Petrol tax should fund rail electrification, not roads

The Greens will be pushing during the fine tuning by Parliament of the new petrol tax for the revenues to be put towards rail electrification and related public transport projects — and it will be urging that none of it should be going into new roads, the Green Party Auckland Transport Spokesperson Keith Locke says.

“It’s great that the Auckland Regional Council, and the mayors of Auckland, Waitakere, Manukau and North Shore are all targeting electrification,” Mr Locke says.

“It would be ‘tolling by the backdoor’ to use any of the petrol tax for building new motorways such as the Western Ring Route. Aucklanders overwhelmingly rejected tolling for that purpose — and on the evidence of opinion polls, they would much prefer that any levies required be put towards a decent public transport system.

“It would undermine the necessary public backing for the petrol tax to also cover road spending.

“The Government is already spending too much on new motorways. Since 2006, Government has unveiled a massive $2 billion a year (and rising) road building programme. Months ago the Greens warned that this was a blank cheque commitment, since the Government has agreed to cover any subsequent cost blowouts — and those fears have now been confirmed by the ‘top up’ announced in this Budget, that adds a further $145 million over two years to the initial mammoth sums.

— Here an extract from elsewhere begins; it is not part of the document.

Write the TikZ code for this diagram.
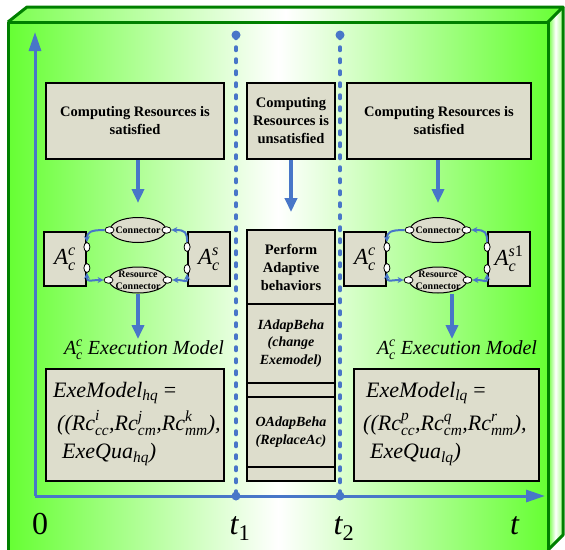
\documentclass[tikz,border=0pt]{standalone}
\usepackage{amsmath}
\usepackage{fontspec}
\setmainfont{Liberation Serif}
\usetikzlibrary{arrows.meta,calc,shapes.geometric}
\definecolor{gr}{RGB}{102,255,51}
\definecolor{dgr}{RGB}{0,128,0}
\definecolor{bl}{RGB}{72,118,200}
\definecolor{bx}{RGB}{221,221,204}
\newcommand\tx[1]{\textit{#1}}
\tikzset{
  box/.style={draw=black, line width=1.8pt, fill=bx, inner sep=0pt, align=center,
    font=\fontsize{14.5}{18}\selectfont\bfseries},
  acb/.style={minimum width=42pt, minimum height=54pt, font=\fontsize{23}{24}\selectfont},
  ell/.style={ellipse, draw=black, line width=1pt, fill=bx, inner sep=0pt},
  elltext/.style={inner sep=0pt, align=center, font=\fontsize{10}{12}\selectfont\bfseries},
  port/.style={ellipse, draw=black, line width=0.8pt, fill=white, inner sep=0pt,
    minimum width=6pt, minimum height=9pt},
  hport/.style={port, minimum width=9pt, minimum height=6.5pt},
  barrow/.style={bl, line width=3.5pt, -{Triangle[width=12pt,length=14pt]}},
  axarrow/.style={bl, line width=3pt, -{Triangle[width=12pt,length=19pt]}},
  link/.style={bl, line width=2pt},
  tip/.tip={Stealth[length=6pt,width=6pt]},
  lbl/.style={inner sep=0pt, font=\fontsize{20}{22}\selectfont\itshape},
  mtext/.style={inner sep=0pt, anchor=base west, font=\fontsize{22}{24}\selectfont},
  tlab/.style={inner sep=0pt, anchor=base, font=\fontsize{32}{34}\selectfont},
  dotline/.style={bl, line width=3.5pt, line cap=round, dash pattern=on 3.5pt off 8.5pt},
}
\begin{document}
\begin{tikzpicture}[x=1pt,y=-1pt]
\useasboundingbox (0,0) rectangle (565,549);
\clip (0,0) rectangle (565,549);
% cuboid faces
\shade[left color=gr, right color=gr, middle color=white] (8,22) rectangle (548,560);
\shade[left color=gr!85!white, right color=gr, middle color=white]
  (8,22) -- (27,7) -- (563,7) -- (548,22) -- cycle;
\shade[left color=gr, right color=gr!60!white, middle color=white]
  (548,22) -- (563,7) -- (563,535) -- (548,550) -- cycle;
\draw[dgr, line width=3pt, line join=round] (8,560) -- (8,22) -- (548,22) -- (548,560);
\draw[dgr, line width=3pt, line join=round] (8,22) -- (27,7) -- (563,7) -- (548,22);
\draw[dgr, line width=3pt, line join=round] (563,7) -- (563,535) -- (548,550);

% axes
\coordinate (o) at (35,496);
\coordinate (ytop) at (35,32);
\coordinate (xend) at (545,496);
\coordinate (d1t) at (236,35);
\coordinate (d1b) at (236,496);
\coordinate (d2t) at (340,35);
\coordinate (d2b) at (340,496);
\draw[dotline] (d1t) -- (d1b);
\draw[dotline] (d2t) -- (d2b);
\draw[axarrow] (o) -- (ytop);
\draw[axarrow] (o) -- (xend);
\fill[bl] (d1t) circle (4.5) (d1b) circle (4.5) (d2t) circle (4.5) (d2b) circle (4.5);

\node[tlab] (l0) at (40,534) {0};
\node[tlab] (lt1) at (240,534) {$\tx{t}_{\text{1}}$};
\node[tlab] (lt2) at (344,534) {$\tx{t}_{\text{2}}$};
\node[tlab] (ltt) at (515,534) {\tx{t}};

% top boxes
\node[box, minimum width=178pt, minimum height=76pt] (lt) at (135,121) {Computing Resources is\\satisfied};
\node[box, minimum width=88pt, minimum height=76pt] (mt) at (291,121) {Computing\\Resources is\\unsatisfied};
\node[box, minimum width=184pt, minimum height=76pt] (rt) at (439,121) {Computing Resources is\\satisfied};

% middle column
\node[box, minimum width=88pt, minimum height=74pt] (perf) at (291,267) {Perform\\Adaptive\\behaviors};
\node[box, minimum width=88pt, minimum height=79pt, font=\fontsize{14}{17.5}\selectfont\bfseries\itshape] (iad) at (291,343.5) {IAdapBeha\\(change\\Exemodel)};
\node[box, minimum width=88pt, minimum height=14pt] (s1) at (291,390) {};
\node[box, minimum width=88pt, minimum height=70pt, font=\fontsize{14}{17.5}\selectfont\bfseries\itshape] (oad) at (291,432) {OAdapBeha\\(ReplaceAc)};
\node[box, minimum width=88pt, minimum height=14pt] (s2) at (291,474) {};
\draw[barrow, shorten >=17pt] (mt.south) -- (perf.north);

% component groups
\foreach \g/\dx/\sl in {1/0/\tx{s},2/300/\tx{s}\text{1}}{
  \node[box, acb] (ac\g) at ({65+\dx},259) {$\tx{A}^{\tx{c}}_{\tx{c}}$};
  \node[box, acb] (as\g) at ({209+\dx},259) {$\tx{A}^{\sl}_{\tx{c}}$};
  \node[ell, minimum width=56pt, minimum height=25pt] (con\g) at ({138+\dx},230) {};
  \node[elltext] (cont\g) at (con\g) {Connector};
  \node[ell, minimum width=58pt, minimum height=26pt] (rc\g) at ({138+\dx},280) {};
  \node[elltext] (rct\g) at (rc\g) {Resource\\Connector};
  \node[port] (p\g1) at ($(ac\g.east)+(0,-12)$) {};
  \node[port] (p\g2) at ($(ac\g.east)+(0,9)$) {};
  \node[port] (p\g3) at ($(as\g.west)+(0,-12)$) {};
  \node[port] (p\g4) at ($(as\g.west)+(0,10)$) {};
  \node[hport] (q\g1) at (con\g.west) {};
  \node[hport] (q\g2) at (con\g.east) {};
  \node[hport] (q\g3) at (rc\g.west) {};
  \node[hport] (q\g4) at (rc\g.east) {};
  \draw[link, -tip] (q\g1.west) .. controls +(-14,0) and +(0,-10) .. (p\g1.north);
  \draw[link, -tip] (p\g3.north) .. controls +(0,-10) and +(14,0) .. (q\g2.east);
  \draw[link, tip-tip] (p\g2.south) .. controls +(0,10) and +(-14,0) .. (q\g3.west);
  \draw[link, tip-tip] (q\g4.east) .. controls +(14,0) and +(0,10) .. (p\g4.south);
}
\draw[barrow, shorten >=14pt] (lt.south -| con1.north) -- (con1.north);
\draw[barrow, shorten >=14pt] (rt.south -| con2.north) -- (con2.north);

% execution model labels
\node[lbl] (lbl1) at (144,350) {$\tx{A}^{\tx{c}}_{\tx{c}}$ Execution Model};
\node[lbl] (lbl2) at (457,350) {$\tx{A}^{\tx{c}}_{\tx{c}}$ Execution Model};
\draw[barrow, shorten >=1pt] (rc1.south) -- (rc1.south |- lbl1.north);
\draw[barrow, shorten >=1pt] ($(rc2.south)+(14,0)$) -- ($(rc2.south |- lbl2.north)+(14,0)$);

% model boxes
\node[box, minimum width=178pt, minimum height=112pt] (m1) at (135,425) {};
\node[box, minimum width=185pt, minimum height=112pt] (m2) at (446.5,425) {};
\node[mtext] (m1a) at (53,397) {$\tx{ExeModel}_{\tx{hq}}\ \text{=}$};
\node[mtext] (m1b) at (57,430) {$\tx{((Rc}^{\tx{i}}_{\tx{cc}}\tx{,Rc}^{\tx{j}}_{\tx{cm}}\tx{,Rc}^{\tx{k}}_{\tx{mm}}\tx{),}$};
\node[mtext] (m1c) at (62,458) {$\tx{ExeQua}_{\tx{hq}}\tx{)}$};
\node[mtext] (m2a) at (366,397) {$\tx{ExeModel}_{\tx{lq}}\ \text{=}$};
\node[mtext] (m2b) at (363,430) {$\tx{((Rc}^{\tx{p}}_{\tx{cc}}\tx{,Rc}^{\tx{q}}_{\tx{cm}}\tx{,Rc}^{\tx{r}}_{\tx{mm}}\tx{),}$};
\node[mtext] (m2c) at (370,458) {$\tx{ExeQua}_{\tx{lq}}\tx{)}$};
\end{tikzpicture}
\end{document}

“Aucklanders increasingly understand that to reduce congestion we must have a decent public transport system, and that we have to play our part in combatting climate change. More trains, buses and ferries is the way to reduce greenhouse gas emissions, not building more motorways for motor vehicles powered by fossil fuels.

“We would have preferred a Budget contribution to electrification, rather than requiring Auckland to put in a petrol tax to help to cover the costs – both the immediate ones and the cost of the interest payments on the required loan.

“The legislation on the regional petrol tax has yet to be negotiated with the parliamentary parties and the Greens will be fighting hard for it to exclude funding for roading purposes.

“We want the wording in the legislation tight so that the roading lobby can’t sneak their projects in under the tax,” said Mr Locke.